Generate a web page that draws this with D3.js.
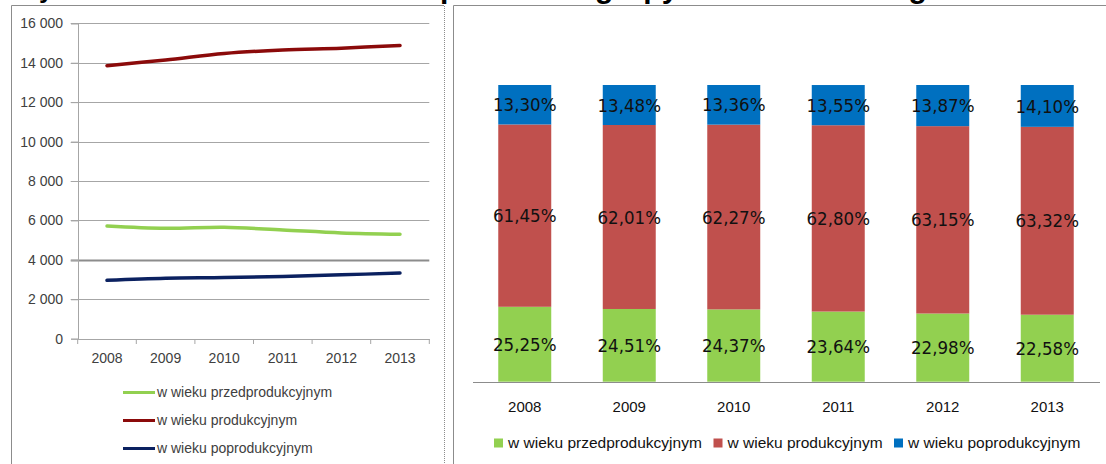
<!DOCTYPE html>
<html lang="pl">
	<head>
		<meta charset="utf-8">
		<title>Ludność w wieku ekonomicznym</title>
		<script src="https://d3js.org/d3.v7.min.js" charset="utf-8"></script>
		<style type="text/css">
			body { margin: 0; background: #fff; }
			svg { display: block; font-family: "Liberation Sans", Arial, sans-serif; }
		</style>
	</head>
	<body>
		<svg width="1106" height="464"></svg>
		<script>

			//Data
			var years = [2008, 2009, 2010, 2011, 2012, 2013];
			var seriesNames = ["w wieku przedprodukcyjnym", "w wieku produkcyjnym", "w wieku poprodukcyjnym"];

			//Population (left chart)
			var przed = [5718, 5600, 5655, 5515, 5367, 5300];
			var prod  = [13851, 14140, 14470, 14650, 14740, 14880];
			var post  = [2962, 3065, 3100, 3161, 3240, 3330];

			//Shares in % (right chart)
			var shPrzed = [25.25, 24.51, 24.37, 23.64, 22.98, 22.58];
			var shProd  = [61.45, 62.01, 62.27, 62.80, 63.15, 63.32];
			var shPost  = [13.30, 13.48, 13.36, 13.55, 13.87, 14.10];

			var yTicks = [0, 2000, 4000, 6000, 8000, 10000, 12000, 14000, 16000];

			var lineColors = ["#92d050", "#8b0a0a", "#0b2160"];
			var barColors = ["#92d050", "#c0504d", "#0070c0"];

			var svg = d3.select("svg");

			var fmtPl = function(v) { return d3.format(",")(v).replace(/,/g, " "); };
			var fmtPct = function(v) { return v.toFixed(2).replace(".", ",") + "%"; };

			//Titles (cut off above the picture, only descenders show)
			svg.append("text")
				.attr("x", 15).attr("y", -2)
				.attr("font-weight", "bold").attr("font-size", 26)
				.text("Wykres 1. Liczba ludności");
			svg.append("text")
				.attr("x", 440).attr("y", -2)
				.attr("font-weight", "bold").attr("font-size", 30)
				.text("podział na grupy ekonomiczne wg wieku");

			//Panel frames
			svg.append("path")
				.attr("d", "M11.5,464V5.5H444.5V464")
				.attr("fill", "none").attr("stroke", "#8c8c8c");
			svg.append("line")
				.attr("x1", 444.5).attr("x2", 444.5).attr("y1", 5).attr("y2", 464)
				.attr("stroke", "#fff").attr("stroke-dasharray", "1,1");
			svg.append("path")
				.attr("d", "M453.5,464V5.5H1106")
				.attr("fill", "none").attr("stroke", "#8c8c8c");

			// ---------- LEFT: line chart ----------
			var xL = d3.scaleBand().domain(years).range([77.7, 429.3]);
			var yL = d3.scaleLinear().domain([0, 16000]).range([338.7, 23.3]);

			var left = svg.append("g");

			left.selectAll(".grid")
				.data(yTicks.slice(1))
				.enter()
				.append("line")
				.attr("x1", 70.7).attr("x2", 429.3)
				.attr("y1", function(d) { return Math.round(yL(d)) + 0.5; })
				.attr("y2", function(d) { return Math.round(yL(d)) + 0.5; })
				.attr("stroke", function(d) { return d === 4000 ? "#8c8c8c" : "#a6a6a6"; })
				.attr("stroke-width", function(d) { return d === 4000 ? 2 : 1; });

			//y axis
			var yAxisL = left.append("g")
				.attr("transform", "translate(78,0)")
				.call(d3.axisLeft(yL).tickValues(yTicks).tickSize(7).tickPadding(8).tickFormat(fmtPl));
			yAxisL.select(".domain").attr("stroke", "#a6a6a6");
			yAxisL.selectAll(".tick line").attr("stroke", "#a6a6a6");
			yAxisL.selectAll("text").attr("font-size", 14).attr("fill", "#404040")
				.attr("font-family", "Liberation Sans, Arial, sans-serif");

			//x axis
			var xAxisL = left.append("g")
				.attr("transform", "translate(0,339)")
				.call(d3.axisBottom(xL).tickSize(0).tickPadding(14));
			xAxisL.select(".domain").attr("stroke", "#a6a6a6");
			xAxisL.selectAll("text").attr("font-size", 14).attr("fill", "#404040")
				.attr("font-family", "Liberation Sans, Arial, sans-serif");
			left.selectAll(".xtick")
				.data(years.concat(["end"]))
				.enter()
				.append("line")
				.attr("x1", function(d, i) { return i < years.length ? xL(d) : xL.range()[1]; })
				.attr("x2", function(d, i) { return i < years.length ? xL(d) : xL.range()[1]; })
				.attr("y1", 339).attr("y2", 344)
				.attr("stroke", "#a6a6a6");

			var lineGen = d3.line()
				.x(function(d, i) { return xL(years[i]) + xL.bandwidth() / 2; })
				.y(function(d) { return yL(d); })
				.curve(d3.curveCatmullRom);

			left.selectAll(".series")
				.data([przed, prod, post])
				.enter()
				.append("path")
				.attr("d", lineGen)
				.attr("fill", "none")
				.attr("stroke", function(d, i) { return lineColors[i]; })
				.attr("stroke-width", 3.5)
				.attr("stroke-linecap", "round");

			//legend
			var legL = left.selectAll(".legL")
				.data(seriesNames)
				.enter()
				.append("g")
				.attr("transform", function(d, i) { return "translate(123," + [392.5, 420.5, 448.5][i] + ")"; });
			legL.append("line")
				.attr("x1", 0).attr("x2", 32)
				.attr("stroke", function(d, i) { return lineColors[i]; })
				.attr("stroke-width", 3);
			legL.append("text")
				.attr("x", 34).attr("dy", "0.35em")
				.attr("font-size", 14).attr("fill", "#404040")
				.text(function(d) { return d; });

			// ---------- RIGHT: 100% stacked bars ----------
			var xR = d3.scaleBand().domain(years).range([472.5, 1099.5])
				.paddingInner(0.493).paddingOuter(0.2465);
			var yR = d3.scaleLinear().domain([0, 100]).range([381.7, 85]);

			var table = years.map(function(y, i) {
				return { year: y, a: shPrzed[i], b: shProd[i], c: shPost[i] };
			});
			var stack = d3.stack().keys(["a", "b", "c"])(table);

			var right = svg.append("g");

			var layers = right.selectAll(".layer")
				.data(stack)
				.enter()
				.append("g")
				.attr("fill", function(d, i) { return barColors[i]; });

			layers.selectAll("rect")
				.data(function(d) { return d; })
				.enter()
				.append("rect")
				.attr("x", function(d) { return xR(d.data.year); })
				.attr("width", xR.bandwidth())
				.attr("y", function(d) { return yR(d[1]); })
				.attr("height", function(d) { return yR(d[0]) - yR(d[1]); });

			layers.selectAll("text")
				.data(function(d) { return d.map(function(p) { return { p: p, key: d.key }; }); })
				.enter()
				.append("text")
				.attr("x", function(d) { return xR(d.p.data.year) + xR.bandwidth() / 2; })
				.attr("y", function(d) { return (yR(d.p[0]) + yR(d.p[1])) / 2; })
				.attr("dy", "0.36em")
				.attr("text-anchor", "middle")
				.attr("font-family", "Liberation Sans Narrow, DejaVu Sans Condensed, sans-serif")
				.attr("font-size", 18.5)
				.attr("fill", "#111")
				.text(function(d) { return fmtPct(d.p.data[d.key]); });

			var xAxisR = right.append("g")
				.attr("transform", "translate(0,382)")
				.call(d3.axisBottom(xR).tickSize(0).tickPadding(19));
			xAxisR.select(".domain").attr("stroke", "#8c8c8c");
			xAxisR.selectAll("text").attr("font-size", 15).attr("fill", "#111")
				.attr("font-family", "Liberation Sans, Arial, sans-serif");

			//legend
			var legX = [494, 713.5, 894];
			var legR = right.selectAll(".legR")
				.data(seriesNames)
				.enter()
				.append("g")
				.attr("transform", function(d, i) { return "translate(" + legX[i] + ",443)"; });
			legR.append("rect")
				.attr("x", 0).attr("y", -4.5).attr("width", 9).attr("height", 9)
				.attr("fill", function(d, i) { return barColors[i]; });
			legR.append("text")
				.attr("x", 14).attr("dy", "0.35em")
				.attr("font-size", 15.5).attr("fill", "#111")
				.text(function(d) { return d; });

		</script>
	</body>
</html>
..............................
Aim of the task — Emit the lines of the material exactly, from its first line to the line containing "na grupy ekonomiczne", inclusive; leave every picture out.

Answer —
Generate a web page that draws this with D3.js.
<!DOCTYPE html>
<html lang="pl">
	<head>
		<meta charset="utf-8">
		<title>Ludność w wieku ekonomicznym</title>
		<script src="https://d3js.org/d3.v7.min.js" charset="utf-8"></script>
		<style type="text/css">
			body { margin: 0; background: #fff; }
			svg { display: block; font-family: "Liberation Sans", Arial, sans-serif; }
		</style>
	</head>
	<body>
		<svg width="1106" height="464"></svg>
		<script>

			//Data
			var years = [2008, 2009, 2010, 2011, 2012, 2013];
			var seriesNames = ["w wieku przedprodukcyjnym", "w wieku produkcyjnym", "w wieku poprodukcyjnym"];

			//Population (left chart)
			var przed = [5718, 5600, 5655, 5515, 5367, 5300];
			var prod  = [13851, 14140, 14470, 14650, 14740, 14880];
			var post  = [2962, 3065, 3100, 3161, 3240, 3330];

			//Shares in % (right chart)
			var shPrzed = [25.25, 24.51, 24.37, 23.64, 22.98, 22.58];
			var shProd  = [61.45, 62.01, 62.27, 62.80, 63.15, 63.32];
			var shPost  = [13.30, 13.48, 13.36, 13.55, 13.87, 14.10];

			var yTicks = [0, 2000, 4000, 6000, 8000, 10000, 12000, 14000, 16000];

			var lineColors = ["#92d050", "#8b0a0a", "#0b2160"];
			var barColors = ["#92d050", "#c0504d", "#0070c0"];

			var svg = d3.select("svg");

			var fmtPl = function(v) { return d3.format(",")(v).replace(/,/g, " "); };
			var fmtPct = function(v) { return v.toFixed(2).replace(".", ",") + "%"; };

			//Titles (cut off above the picture, only descenders show)
			svg.append("text")
				.attr("x", 15).attr("y", -2)
				.attr("font-weight", "bold").attr("font-size", 26)
				.text("Wykres 1. Liczba ludności");
			svg.append("text")
				.attr("x", 440).attr("y", -2)
				.attr("font-weight", "bold").attr("font-size", 30)
				.text("podział na grupy ekonomiczne wg wieku");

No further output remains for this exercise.